Hats off to the Regionnaires for pulling off the impossible! The Euro 2012 soccer games in Ukraine and Poland seemed like a sure bet. Infrastructure would be built, tourists would come, and Ukraine’s economy—and image—would get a boost.

True, it was likely that the democratic opposition would take advantage of the games to publicize its plight, but that seemed like a potentially minor disruption of a public relations coup for President Viktor Yanukovych and his Party of Regions regime.

What could possibly go wrong? As it turns out, everything—thanks to Regionnaire greed and incompetence.

For starters, the Regionnaires built too few medium-category hotels, preferring five-star establishments for the rich and tent cities for the hoi polloi. Not surprisingly, with demand for regular rooms far outstripping supply, hotel operators raised their prices to astronomical levels, expecting Europeans to pay thousands of euros per night.

Many fans began thinking twice about spending any significant amount of time in Ukraine, deciding it would be cheaper to fly in and out for particular games. A large number of European soccer teams came to the same conclusion and set up camp outside Ukraine.

Growing awareness of Ukraine’s booming sex industry and of Regionnaire proclivities for troglodyte sexism reinforced European skittishness about visiting a country whose boorish leaders possess antediluvian attitudes about women and their role in a modern society.

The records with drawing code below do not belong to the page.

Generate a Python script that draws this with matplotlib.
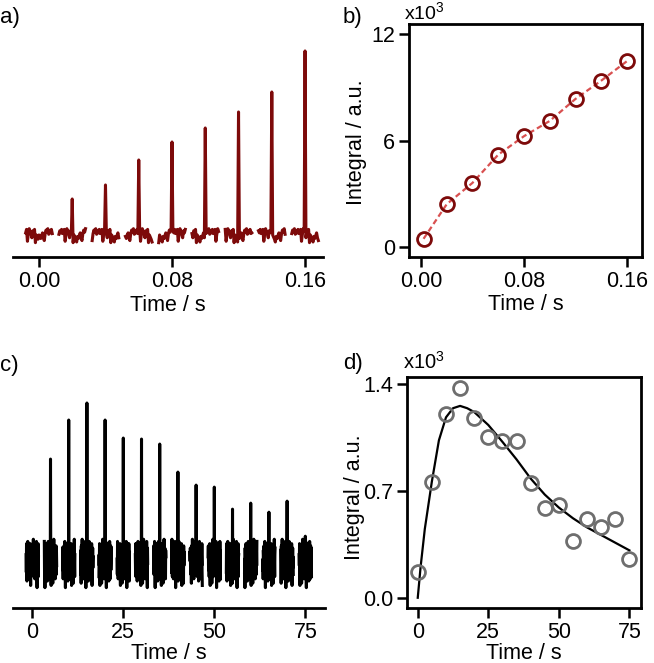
import numpy as np
import matplotlib
matplotlib.use("Agg")
from matplotlib import pyplot as plt

plt.rcParams['font.family'] = ['Liberation Sans', 'DejaVu Sans']
plt.rcParams['mathtext.fontset'] = 'custom'
plt.rcParams['mathtext.rm'] = 'Liberation Sans'
plt.rcParams['mathtext.default'] = 'regular'

#################################################################
# data

# a) echo train, one window per echo (spike height in plot units)
time_a = [0.0, 0.02, 0.04, 0.06, 0.08, 0.10, 0.12, 0.14, 0.16]
spike_a = [0, 36, 50, 75, 93, 107, 123, 143, 184]

# b) integral of each echo (x10^3)
time_b = [0.002, 0.02, 0.04, 0.06, 0.08, 0.10, 0.12, 0.14, 0.16]
integral_b = [0.48, 2.43, 3.63, 5.22, 6.26, 7.12, 8.36, 9.39, 10.49]

# c) second echo train
time_c = [0, 5, 10, 15, 20, 25, 30, 35, 40, 45, 50, 55, 60, 65, 70, 75]
spike_c = [0, 102, 141, 158, 141, 123, 122, 117, 89, 76, 74, 52, 58, 49, 60, 25]

# d) integrals (x10^3) and fitted curve
integral_d = [0.17, 0.755, 1.20, 1.37, 1.175, 1.05, 1.027, 1.027,
              0.752, 0.59, 0.61, 0.373, 0.512, 0.462, 0.517, 0.251]
fit_t = [0, 1, 2.5, 5, 7.5, 10, 12.5, 15, 17.5, 20, 25, 30, 35, 40,
         45, 50, 55, 60, 65, 70, 75]
fit_v = [0.0, 0.2, 0.45, 0.76, 1.03, 1.18, 1.24, 1.255, 1.24, 1.215, 1.13,
         1.02, 0.905, 0.78, 0.675, 0.59, 0.52, 0.46, 0.41, 0.36, 0.31]

# baseline noise pattern (typed, reused for every window)
noise = [0.3, -0.5, 0.8, -0.2, -0.9, 0.4, 0.1, -0.6, 0.9, -0.3, 0.5, -0.8,
         0.2, 0.7, -0.4, -0.1, 0.6, -0.7, 0.3, -0.2, 0.8, -0.5, -1.1, 0.4,
         0.0, 0.6, -0.3, 0.2, -0.6, 0.5, -1.0, 0.7, -0.2, 0.4, -0.5, 1.0,
         -0.1, -0.7, 0.3, 0.6, -0.4, 0.1, -0.8, 0.5, 0.2, -0.3, 0.7, -0.6,
         0.4, -0.2, 0.9, -0.5, 0.1, -1.2, 0.6, -0.1, 0.3, -0.4, 0.8, -0.7, 0.2]

dark_red = '#7d0a0a'
light_red = '#d95050'
grey = '#6e6e6e'
fs = 15.5

#################################################################

def echoTrace(ax, centers, heights, half_width, amp, color, shift, step):
  # draw one noisy window per echo with the spike in the middle
  base = np.array(noise[::step])
  n = len(base)
  for k in range(len(centers)):
    x = np.linspace(centers[k] - half_width, centers[k] + half_width, n)
    y = amp * np.roll(base, shift * k)
    y[n // 2] = heights[k]
    ax.plot(x, y, color=color, lw=2.2)


def styleAxes(ax, box):
  ax.tick_params(direction='out', length=7, width=1.8, labelsize=fs, pad=3,
                 top=False, right=False)
  for s in ax.spines.values():
    s.set_linewidth(2.0)
  if not box:
    ax.spines['top'].set_visible(False)
    ax.spines['right'].set_visible(False)
    ax.spines['left'].set_visible(False)
    ax.set_yticks([])


fig = plt.figure(figsize=(6.54, 6.63), dpi=100)

# a)
ax_a = fig.add_axes([0.0199, 0.6124, 0.474, 0.3273])
echoTrace(ax_a, time_a, spike_a, 0.008, 7, dark_red, 5, 2)
ax_a.set_xlim(-0.0156, 0.1708)
ax_a.set_ylim(-22, 195)
ax_a.set_xticks([0.0, 0.08, 0.16])
ax_a.set_xticklabels(['0.00', '0.08', '0.16'])
styleAxes(ax_a, False)
ax_a.set_xlabel('Time / s', fontsize=fs, labelpad=2)

# b)
ax_b = fig.add_axes([0.6254, 0.6128, 0.3558, 0.351])
ax_b.plot(time_b, integral_b, ls=(0, (2.5, 1.5)), color=light_red, lw=1.6,
          marker='o', ms=10, mfc='none', mec=dark_red, mew=2.0)
ax_b.set_xlim(-0.0093, 0.1714)
ax_b.set_ylim(-0.53, 12.58)
ax_b.set_xticks([0.0, 0.08, 0.16])
ax_b.set_xticklabels(['0.00', '0.08', '0.16'])
ax_b.set_yticks([0, 6, 12])
styleAxes(ax_b, True)
ax_b.set_xlabel('Time / s', fontsize=fs, labelpad=2)
ax_b.set_ylabel('Integral / a.u.', fontsize=fs)
ax_b.yaxis.set_label_coords(-0.18, 0.49)
ax_b.text(-0.02, 1.003, 'x10$^{3}$', transform=ax_b.transAxes, fontsize=14,
          ha='left', va='bottom')

# c)
ax_c = fig.add_axes([0.0199, 0.0825, 0.477, 0.3217])
echoTrace(ax_c, time_c, spike_c, 1.7, 22, 'black', 11, 1)
ax_c.set_xlim(-5.3, 80.4)
ax_c.set_ylim(-47, 166)
ax_c.set_xticks([0, 25, 50, 75])
styleAxes(ax_c, False)
ax_c.set_xlabel('Time / s', fontsize=fs, labelpad=0)

# d)
ax_d = fig.add_axes([0.6228, 0.0825, 0.3573, 0.3484])
ax_d.plot(fit_t, fit_v, color='black', lw=1.6)
ax_d.plot(time_c, integral_d, ls='none', marker='o', ms=10, mfc='none',
          mec=grey, mew=2.0)
ax_d.set_xlim(-3.7, 79.1)
ax_d.set_ylim(-0.069, 1.442)
ax_d.set_xticks([0, 25, 50, 75])
ax_d.set_yticks([0.0, 0.7, 1.4])
ax_d.set_yticklabels(['0.0', '0.7', '1.4'])
styleAxes(ax_d, True)
ax_d.set_xlabel('Time / s', fontsize=fs, labelpad=0)
ax_d.set_ylabel('Integral / a.u.', fontsize=fs)
ax_d.yaxis.set_label_coords(-0.18, 0.48)
ax_d.text(-0.02, 1.02, 'x10$^{3}$', transform=ax_d.transAxes, fontsize=14.5,
          ha='left', va='bottom')

# panel letters
fig.text(0.0, 1 - 18 / 663, 'a)', fontsize=16, va='center', ha='left')
fig.text(343 / 654, 1 - 18 / 663, 'b)', fontsize=16, va='center', ha='left')
fig.text(0.0, 1 - 365 / 663, 'c)', fontsize=16, va='center', ha='left')
fig.text(343 / 654, 1 - 363 / 663, 'd)', fontsize=16, va='center', ha='left')

fig.savefig('out.png', dpi=100)
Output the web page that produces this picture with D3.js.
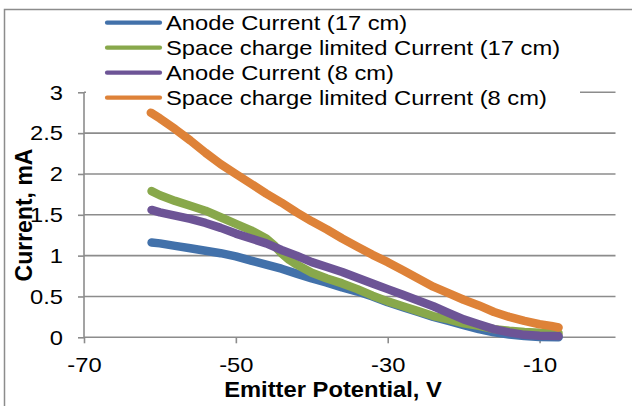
<!DOCTYPE html>
<html>
<head>
<meta charset="utf-8">
<script src="https://cdn.jsdelivr.net/npm/d3@7/dist/d3.min.js"></script>
<style>
  html, body { margin: 0; padding: 0; background: #fff; }
  svg { display: block; font-family: "Liberation Sans", Arial, sans-serif; }
</style>
</head>
<body>
<svg id="chart" width="632" height="406"></svg>
<script>
// ---- Data ----
const seriesNames = [
  "Anode Current (17 cm)",
  "Space charge limited Current (17 cm)",
  "Anode Current (8 cm)",
  "Space charge limited Current (8 cm)"
];
const seriesColors = ["#4271AA", "#88A84B", "#6D5496", "#DE8238"];

const anode17V = [-61.1,-60,-58,-56,-54,-52,-50,-48,-46,-44,-42,-40,-38,-36,-34,-32,-30,-28,-26,-24,-22,-20,-18,-16,-14,-12,-10,-7.5];
const anode17I = [1.16,1.15,1.12,1.09,1.06,1.03,0.99,0.94,0.89,0.84,0.78,0.72,0.67,0.61,0.56,0.50,0.43,0.37,0.31,0.25,0.20,0.15,0.10,0.06,0.035,0.015,0.005,0.0];

const scl17V = [-61.1,-60,-58,-56,-54,-52,-50,-48,-46,-45,-44,-43,-42,-40,-38,-36,-34,-32,-30,-28,-26,-24,-22,-20,-18,-16,-14,-12,-10,-7.5];
const scl17I = [1.79,1.74,1.67,1.61,1.55,1.47,1.39,1.31,1.21,1.13,1.03,0.95,0.89,0.79,0.72,0.66,0.59,0.51,0.44,0.38,0.32,0.26,0.22,0.17,0.14,0.10,0.08,0.065,0.055,0.05];

const anode8V = [-61.1,-60,-58,-56,-54,-52,-50,-48,-46,-44,-42,-40,-38,-36,-34,-32,-30,-28,-26,-24,-22,-20,-18,-16,-14,-12,-10,-7.5];
const anode8I = [1.56,1.53,1.49,1.45,1.40,1.34,1.27,1.21,1.15,1.07,1.00,0.92,0.86,0.80,0.73,0.66,0.59,0.52,0.45,0.38,0.30,0.22,0.16,0.10,0.06,0.03,0.02,0.015];

const scl8V = [-61.2,-60,-58,-56,-54,-52,-50,-48,-46,-44,-42,-40,-38,-36,-34,-32,-30,-28,-26,-24,-22,-20,-18,-16,-14,-12,-10,-8.5,-7.5];
const scl8I = [2.75,2.68,2.55,2.41,2.26,2.12,2.00,1.88,1.76,1.65,1.53,1.42,1.32,1.21,1.11,1.01,0.92,0.82,0.72,0.62,0.54,0.46,0.39,0.31,0.25,0.20,0.16,0.14,0.12];

const xTicks = [-70, -50, -30, -10];
const yTicks = [0, 0.5, 1, 1.5, 2, 2.5, 3];
const xTitle = "Emitter Potential, V";
const yTitle = "Current, mA";

const seriesV = [anode17V, scl17V, anode8V, scl8V];
const seriesI = [anode17I, scl17I, anode8I, scl8I];

// ---- Chart ----
const svg = d3.select("#chart");
const gridColor = "#8C8C8C";
const stretch = 1.13;

const x = d3.scaleLinear().domain([-70, 0]).range([84, 615.5]);
const y = d3.scaleLinear().domain([0, 3]).range([337.3, 92.3]);

// outer chart frame
svg.append("rect")
  .attr("x", 4.5).attr("y", 9.5).attr("width", 700).attr("height", 500)
  .attr("fill", "#fff").attr("stroke", gridColor).attr("stroke-width", 1.5);

// gridlines
svg.append("g").selectAll("line").data(yTicks.filter(d => d !== 0)).join("line")
  .attr("x1", x(-70)).attr("x2", x(0))
  .attr("y1", d => y(d)).attr("y2", d => y(d))
  .attr("stroke", gridColor).attr("stroke-width", 1.6);

// y axis
const yAxis = svg.append("g").attr("transform", `translate(${x(-70)},0)`)
  .call(d3.axisLeft(y).tickValues(yTicks).tickSize(6).tickPadding(12.6).tickFormat(d3.format("")));
// x axis
const xAxis = svg.append("g").attr("transform", `translate(0,${y(0)})`)
  .call(d3.axisBottom(x).tickValues(xTicks).tickSize(6).tickPadding(14).tickFormat(d => String(d)));

[yAxis, xAxis].forEach(ax => {
  ax.select(".domain").attr("stroke", gridColor).attr("stroke-width", 1.6);
  ax.selectAll(".tick line").attr("stroke", gridColor).attr("stroke-width", 1.6);
  ax.selectAll(".tick text")
    .attr("fill", "#000").attr("font-size", 21)
    .attr("font-family", "'Liberation Sans', Arial, sans-serif");
});
yAxis.selectAll(".tick text").attr("transform", `scale(${stretch},1)`);
xAxis.selectAll(".tick text").attr("transform", `scale(${stretch},1)`);
xAxis.select(".domain").attr("d", `M${x(-70)},0H${x(0)}`);
yAxis.select(".domain").attr("d", `M0,${y(3)}V${y(0)}`);

// series
const line = d3.line().x(d => x(d[0])).y(d => y(d[1])).curve(d3.curveLinear);
seriesV.forEach((vs, i) => {
  const pts = vs.map((v, j) => [v, seriesI[i][j]]);
  svg.append("path")
    .attr("d", line(pts))
    .attr("fill", "none")
    .attr("stroke", seriesColors[i])
    .attr("stroke-width", 8.5)
    .attr("stroke-linecap", "round")
    .attr("stroke-linejoin", "round");
});

// legend (white box over top of plot)
const leg = svg.append("g");
leg.append("rect").attr("x", 86).attr("y", 11).attr("width", 494).attr("height", 97).attr("fill", "#fff");
seriesNames.forEach((name, i) => {
  const ry = 22.7 + i * 25;
  leg.append("line")
    .attr("x1", 107).attr("x2", 160).attr("y1", ry).attr("y2", ry)
    .attr("stroke", seriesColors[i]).attr("stroke-width", 4.2).attr("stroke-linecap", "round");
  leg.append("g").attr("transform", `translate(166,${ry})`)
    .append("text")
    .attr("transform", `scale(${stretch},1)`)
    .attr("dy", "0.35em").attr("font-size", 21).attr("fill", "#000")
    .text(name);
});

// axis titles
svg.append("text")
  .attr("x", 333).attr("y", 397)
  .attr("text-anchor", "middle").attr("font-size", 22).attr("font-weight", "bold")
  .attr("transform", "translate(333,0) scale(1.08,1) translate(-333,0)")
  .text(xTitle);

svg.append("text")
  .attr("transform", "translate(32,215) rotate(-90)")
  .attr("text-anchor", "middle").attr("font-size", 23).attr("font-weight", "bold")
  .text(yTitle);
</script>
</body>
</html>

The imprisonment of opposition leader Yulia Tymoshenko only appeared to demonstrate Regionnaire hostility toward women and democracy. Worse, Regionnaire intransigence on the issue suggested that the regime was purposefully snubbing European values and blithely making itself an international pariah.

Unsurprisingly, once several European leaders called for boycotting the games as long as Tymoshenko languishes in jail, anti-Yanukovych bandwagoning asserted itself with a vengeance—even Russia’s famed human rights champions, Vladimir Putin and Dmitri Medvedev, joined—and it quickly became evident that no one in Europe wants to give the Ukrainian president the benefit of the doubt.

As one European analyst put it, “What was a few years ago called ‘Ukraine fatigue’ in the EU, a feeling of disappointment with the failure of pursuing long-promised reforms by Yushchenko and Timoshenko, has now turned into active irritation with Yanukovich’s administration. Not a very good mood to attend the forthcoming football championship for Ukraine.”

Finally, the bombs went off in Dnipropetrovsk. It was bad enough that traveling to Ukraine could be misconstrued as support of an authoritarian, repressive, sexist regime, but once the explosions took place and it seemed even remotely possible that the regime might actually have orchestrated them in order to quash protest, the thrill of watching soccer had to be weighed against the possibility of experiencing bodily harm—if not from bombs, then from the inexperienced non-English speaking Ukrainian militiamen tasked with maintaining law and order.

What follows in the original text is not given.